I was enthusiastic and determined. It was my first job; I was hired in September 2012. This also made me very nervous. I didn't want to seem like such a novice even though I was exactly that. Tommy Hilfiger accepted me and I was over the moon. It took me time to actually get a grip of what was going on; I have never had a job and didn't feel as though I was ready for it. I went with it anyway.

In my first three shifts I didn't sell anything and I was depressed. I thought I was going to get fired soon. I made mistakes on my first shift and was embarrassed by them; I could feel all eyes on me.  Even though I was finding it difficult one evening I managed to sell and it was a great feeling, my managers seemed pleased. It was all easy since then.

Throughout my time I made some friends but never had any strong connection with any of them. The more I used to work the more repetitive and uninteresting it became. The job really has no soul; you work for hours, talking, selling and borderline harassing customers. You have to make sure you make $100 an hour to make budget for the store though you get no percentage of it. You’re supposed to work your butt of so you can make these managers happy.
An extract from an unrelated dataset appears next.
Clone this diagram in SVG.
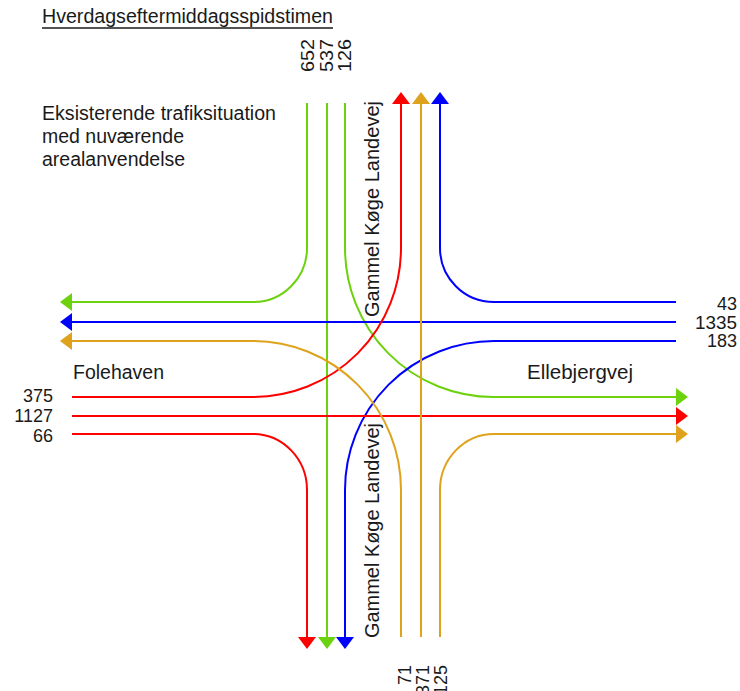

The thing that got to me most was when after a long 9 hour shift they read your sales and tell you that you didn't do well at all. This didn't motivate me, it angered me but this happens to everyone and everyone goes through this.

New employees would get hired and when I would talk to them about this job they all said they need to improve on their sales and I would simply ask why. What does it really do for you? Why do you feel so pressured into worrying yourself about what you have sold or not? I just tell them that they should just get to work on time, try your best and be likable. I've only survived for so long because I believe these managers like me. Be conscious about what you’re doing but don’t allow these things to get to you.

People seemed to drift, employees come & go. It’s strange to see people disappear like that. The thought is unsettling. One employee I got to know quite well, she has children, a family to support. Everyone seemed to like her, she worked hard. Long story short there were complications and issues that were not resolved. Instead she was fired and I was there to see her walk out the office and cry.
It’s been a couple of months & no one has mentioned her name, not even once as though she never existed.


The enthusiasm dies you see.

-
Z.H

1 comment:

  1. And so goes another casualty of the retail life. You have to have thick skin and resilience to work sales. Regardless of being burned or not, you have to admit it does help in other aspects of life. You learn a lot about people through their shopping habits.